Estive
fora do pais, na Europa, a trabalho e constatei o grande interesse que
todas as midias daqui conferem às manifestações no Brasil. Há bons
especialistas na Alemanha e França que emitem juízos pertinentes. Todos
concordam nisso, no caráter social das manifestações, longe dos interesses da
política convencional. É o triunfo dos novos meios e congregação que são as
midias sociais.
O
grupo da libertação e a Igreja da libertação sempre mantiveram viva a memória
antiga do ideal da democracia, presente nas primeiras comunidades cristãs até o
século segundo pelo menos. Repetia-se o refrão clássico:”o que interessa a
todos, deve poder ser discutido e decidido por todos”. E isso funcionava até
para a eleição dos bispos e do Papa. Depois se perdeu esse ideal nas nunca foi
totalmente esquecido: o ideal democrático de ir além da democracia delegatícia
ou representativa e chegar à democracia participativa, de baixo para cima,
envolvendo o maior número possível de pessoas, sempre esteve presente no
ideário dos movimentos sociais, das comunidades de base, dos Sem Terra e de
outros.
Mas nos faltavam os instrumentos para
implementar efetivamente essa democracia universal, popular e participativa.

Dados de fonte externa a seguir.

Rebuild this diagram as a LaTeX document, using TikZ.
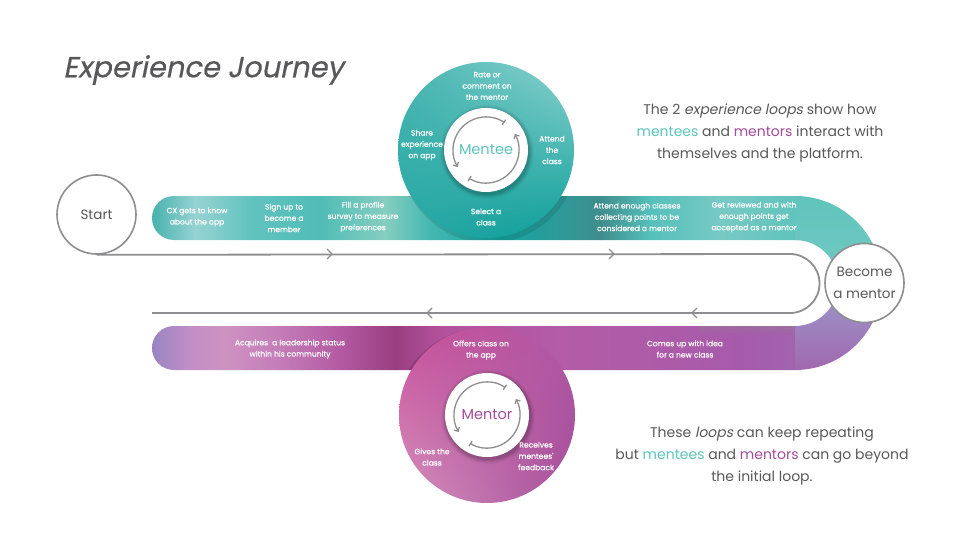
\documentclass[tikz,border=0pt]{standalone}
\usepackage{fontspec}
\setmainfont{Poppins}[AutoFakeSlant=0.2]
\newfontfamily\lblfont{Poppins}[FakeBold=0.8]
\newfontfamily\titlefont{Poppins}[FakeBold=0.5,AutoFakeSlant=0.2]
\usetikzlibrary{arrows.meta,shadings}
\definecolor{txtgray}{HTML}{58585A}
\definecolor{linegray}{HTML}{8E8E90}
\definecolor{mteal}{HTML}{5CC4BC}
\definecolor{mpurple}{HTML}{A24C9A}
\definecolor{t0}{HTML}{45B0AC}
\definecolor{t1}{HTML}{96D3D3}
\definecolor{t2}{HTML}{62C3BF}
\definecolor{t3}{HTML}{50BCB7}
\definecolor{t4}{HTML}{86CEC0}
\definecolor{t5}{HTML}{45B7B2}
\definecolor{t6}{HTML}{14A4A0}
\definecolor{t7}{HTML}{2E9A98}
\definecolor{t8}{HTML}{3F8D8C}
\definecolor{t9}{HTML}{55C0BB}
\definecolor{t10}{HTML}{78C9C4}
\definecolor{t11}{HTML}{5EC3BC}
\definecolor{p0}{HTML}{9684C2}
\definecolor{p1}{HTML}{C28EC6}
\definecolor{p2}{HTML}{CE92C2}
\definecolor{p3}{HTML}{C47CB8}
\definecolor{p4}{HTML}{B35AA2}
\definecolor{p5}{HTML}{9A3E80}
\definecolor{p6}{HTML}{B2529C}
\definecolor{p7}{HTML}{B45CA6}
\definecolor{p8}{HTML}{AD5BA8}
\definecolor{p9}{HTML}{A65BAA}
\definecolor{p10}{HTML}{A164AE}
\definecolor{mtul}{HTML}{48B5B1}
\definecolor{mtur}{HTML}{8CD2CE}
\definecolor{mtll}{HTML}{28A8A4}
\definecolor{mtlr}{HTML}{0C9E9A}
\definecolor{mpul}{HTML}{C8509A}
\definecolor{mpur}{HTML}{B058A4}
\definecolor{mpll}{HTML}{D692BE}
\definecolor{mplr}{HTML}{A64E9A}
\definecolor{turnA}{HTML}{6CC8C0}
\definecolor{turnB}{HTML}{9C92C6}
\newcommand\bandseg[4]{\shade[left color=#3,right color=#4] (#1,180) rectangle (#2,380);}
\newcommand\turnseg[4]{\shade[top color=#3,bottom color=#4] (780,#1) rectangle (900,#2);}
\begin{document}
\begin{tikzpicture}[x=1pt,y=-1pt,
  lbl/.style={text=white,font=\lblfont\fontsize{7.6}{11.3}\selectfont,align=center,inner sep=0pt},
  para/.style={text=txtgray,font=\fontsize{14}{22}\selectfont,align=center,inner sep=0pt},
  ringnode/.style={circle,draw=linegray,line width=1.6pt,fill=white,minimum size=79pt,inner sep=0pt,text=txtgray,font=\fontsize{13.5}{22}\selectfont,align=center},
  grayline/.style={draw=linegray,line width=1.8pt},
  chev/.style={draw=linegray,line width=1.3pt},
  cyc/.style={draw=linegray,line width=1.3pt},
]
\useasboundingbox (0,0) rectangle (960,540);
\fill[white] (0,0) rectangle (960,540);

% ---------- top band ----------
\begin{scope}
\clip (174,196) -- (801,196) -- (801,240) -- (174,240) arc[start angle=90,end angle=270,radius=22] -- cycle;
\bandseg{150}{195.5}{t0}{t1}
\bandseg{195}{250.5}{t1}{t2}
\bandseg{250}{320.5}{t2}{t3}
\bandseg{320}{385.5}{t3}{t4}
\bandseg{385}{430.5}{t4}{t5}
\bandseg{430}{500.5}{t5}{t6}
\bandseg{500}{560.5}{t6}{t7}
\bandseg{560}{600.5}{t7}{t8}
\bandseg{600}{650.5}{t8}{t9}
\bandseg{650}{720.5}{t9}{t10}
\bandseg{720}{801}{t10}{t11}
\fill[black,opacity=0.10] (489,154) circle (89);
\end{scope}

% ---------- bottom band ----------
\begin{scope}
\clip (174,326) -- (801,326) -- (801,370) -- (174,370) arc[start angle=90,end angle=270,radius=22] -- cycle;
\bandseg{150}{190.5}{p0}{p1}
\bandseg{190}{225.5}{p1}{p2}
\bandseg{225}{280.5}{p2}{p3}
\bandseg{280}{340.5}{p3}{p4}
\bandseg{340}{395.5}{p4}{p5}
\bandseg{395}{440.5}{p5}{p6}
\bandseg{440}{560.5}{p6}{p7}
\bandseg{560}{660.5}{p7}{p8}
\bandseg{660}{740.5}{p8}{p9}
\bandseg{740}{801}{p9}{p10}
\fill[black,opacity=0.12] (484,417) circle (89);
\shade[top color=black!45,bottom color=p9,opacity=0.35] (700,326) rectangle (801,334);
\end{scope}

% ---------- right turn ----------
\begin{scope}
\clip (795,196) arc[start angle=-90,end angle=90,radius=87] -- (795,326)
  arc[start angle=90,end angle=-90,radius=43] -- cycle;
\turnseg{190}{250.5}{t11}{turnA}
\turnseg{250}{300.5}{turnA}{turnB}
\turnseg{300}{375}{turnB}{p10}
\end{scope}

% ---------- loops ----------
\shade[upper left=mtul,upper right=mtur,lower left=mtll,lower right=mtlr] (486,150) circle (88);
\shade[upper left=mpul,upper right=mpur,lower left=mpll,lower right=mplr] (487,415) circle (88);

% inner white circles with soft shadow
\foreach \r/\o in {47/0.03,46/0.04,45/0.05,44/0.06,43/0.07}{
  \fill[black,opacity=\o] (487,152) circle (\r);
  \fill[black,opacity=\o] (488,417) circle (\r);
}
\fill[white] (486,150) circle (42);
\fill[white] (487,415) circle (42);

% cycle arrows
\draw[cyc,{Bar[width=6pt]}-{Straight Barb[length=3pt,width=6pt]}] (486,150) ++(-56:33) arc[start angle=-56,end angle=-211,radius=33];
\draw[cyc,{Bar[width=6pt]}-{Straight Barb[length=3pt,width=6pt]}] (486,150) ++(-239:33) arc[start angle=-239,end angle=-389,radius=33];
\draw[cyc,{Bar[width=6pt]}-{Straight Barb[length=3pt,width=6pt]}] (487,415) ++(-56:33) arc[start angle=-56,end angle=-211,radius=33];
\draw[cyc,{Bar[width=6pt]}-{Straight Barb[length=3pt,width=6pt]}] (487,415) ++(-239:33) arc[start angle=-239,end angle=-389,radius=33];

\node[text=mteal,font=\fontsize{14.5}{16}\selectfont,inner sep=0pt] (mentee) at (486,150) {Mentee};
\node[text=mpurple,font=\fontsize{14.5}{16}\selectfont,inner sep=0pt] (mentor) at (487,415) {Mentor};

% ---------- gray journey line ----------
\node[ringnode] (start) at (96.5,214.5) {Start};
\coordinate (g1) at (790,254);
\coordinate (g3) at (152,313);
\draw[grayline] (start.south) -- (g1) arc[start angle=-90,end angle=90,radius=29.5] -- (g3);
\draw[chev] (327,249) -- (332,254) -- (327,259);
\draw[chev] (609,249) -- (614,254) -- (609,259);
\draw[chev] (697,308) -- (692,313) -- (697,318);
\draw[chev] (432,308) -- (427,313) -- (432,318);

\node[ringnode] (become) at (864.5,283) {Become\\a mentor};

% ---------- labels ----------
\node[lbl] (l1) at (197,217) {CX gets to know\\about the app};
\node[lbl] (l2) at (284,218) {Sign up to\\become a\\member};
\node[lbl] (l3) at (363,217) {Fill a profile\\survey to measure\\preferences};
\node[lbl] (l4) at (486,217) {Select a\\class};
\node[lbl] (l5) at (637,217) {Attend enough classes\\collecting points to be\\considered a mentor};
\node[lbl] (l6) at (754,217) {Get reviewed and with\\enough points get\\accepted as a mentor};
\node[lbl] (l7) at (487,86) {Rate or\\comment on\\the mentor};
\node[lbl] (l8) at (422,145) {Share\\experience\\on app};
\node[lbl] (l9) at (552,150) {Attend\\the\\class};
\node[lbl] (l10) at (290,349) {Acquires \ a leadership status\\within his community};
\node[lbl] (l11) at (481,350) {Offers class on\\the app};
\node[lbl] (l12) at (685,349) {Comes up with idea\\for a new class};
\node[lbl] (l13) at (432,457) {Gives the\\class};
\node[lbl] (l14) at (536,456) {Receives\\mentees'\\feedback};

% ---------- title and paragraphs ----------
\node[anchor=west,text=txtgray,font=\titlefont\fontsize{29}{32}\selectfont\itshape,inner sep=0pt] (title) at (63,70) {Experience Journey};
\node[para] (p1) at (760,133) {The 2 \textit{experience loops} show how\\\textcolor{mteal}{mentees} and \textcolor{mpurple}{mentors} interact with\\themselves and the platform.};
\node[para] (p2) at (762,456) {These \textit{loops} can keep repeating\\but \textcolor{mteal}{mentees} and \textcolor{mpurple}{mentors} can go beyond\\the initial loop.};
\end{tikzpicture}
\end{document}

Eis que esse instrumento nos foi dado pelas redes das várias mídias sociais.
Elas são sociais, abertas a todos. Todos agora tem um meio de manifestar sua
opinião, agregar pessoas que assumem a mesma causa e promover o poder das ruas
e das praças.
O sistema dominante ocupou todos os espaços.
Só ficaram as ruas e as praças que por sua natureza são de todos e do povo.
Agora surgiram a rua e a praça virtuais, criadas pelas mídias sociais. O velho
sonho democrático segundo o qual o que interessa a todos, todos tem direito de
opinar e contribuir para alcançar um objetivo comum, pode em fim ganhar forma.
Tais
redes socias podem desbancar ditaduras como no Norte da Africa, enfrentar
regimes repressivos como na Turquia e agora mostram no Brasil que são os
veículos adequados de revindicações sociais,sempre feitas e quase sempre postergadas
ou negadas: transporte de qualidade (os vagões daCentral do Brasil
tem quarenta anos), saúde, educação, segurança, saneamento básico. São causas
que tem a ver com a vida comezinha, cotidiana e comum à maoria dos motais.
Portando, coisas da Política em maiúsculo.
Nutro
a convicção de que a partir de agora se poderá refundar o Brasil a partir de
onde sempre deveria ter começado, a partir do povo mesmo que já encostou nos
limites do Brasil feito para as elites. Estas costumavam fazer políticas pobres
para os pobres e ricas para os ricos. Essa lógica deve mudar daqui para frente.
Ai
dos políticos que não mantiverem uma relação orgânica com o povo. Estes merecem
ser varridos da praça e das ruas.
Escreveu-me
um amigo que elaborou uma das interpretações do Brasil mais originais e
consistentes, o Brasil como grande feitoria e empresa do Capital Mundial,Luiz
Gonzaga de Souza Lima. Seu livro se intituia: “A refundação do
Brasil: rumo à sociedade biocentrada” ( RiMa, S.Bernardo-SP, 2011). Permito-me citá-lo:
”Acho que o povo esbarrou nos limites da formação social empresarial, nos
limites da organização social para os negócios. Esbarrou nos limites da Empresa
Brasil. E os ultrapassou. Quer ser sociedade, quer outras prioridades sociais,
quer outra forma de ser Brasil, quer uma sociedade de humanos, coisa diversa da
sociedade dos negócios. É a Refundação em movimento”.
Creio
que este autor captou o sentido profundo e para muitos ainda escondido das
atuais manifestações multitudinárias que estão ocrrendo no Brasil. Anuncia-se
um parto novo. Devemos fazer tudo para que não seja abortado por aqueles
daqui e de lá de fora que querem recolonizar o Brasil e condená-lo a ser apenas
um fornecedor de commodities para os países centrais que
alimentam ainda uma visão colonial do mundo, cegos para os processos que nos
conduzirão fatalmente à uma nova consciência planetária e a exigência de uma
governança global.
Problemas
globais exigem soluções globais. Soluções globais pressupõem estruturas globais
de implementação e orientação. O Brasil pode ser um dos primeiros nos quais
esse inédito viável pode começar a sua marcha de realização. Dai ser importante
não permitirmos que o movimento seja desvurtuado. Música nova exige um ouvido
novo.
Todos
são convocados a pensar este novo, dar-lhe sustentabilidade e faze-lo
frutificar num Brasil mais integrado, mais saudável, mais educado e melhor
servido em suas necessidades básicas.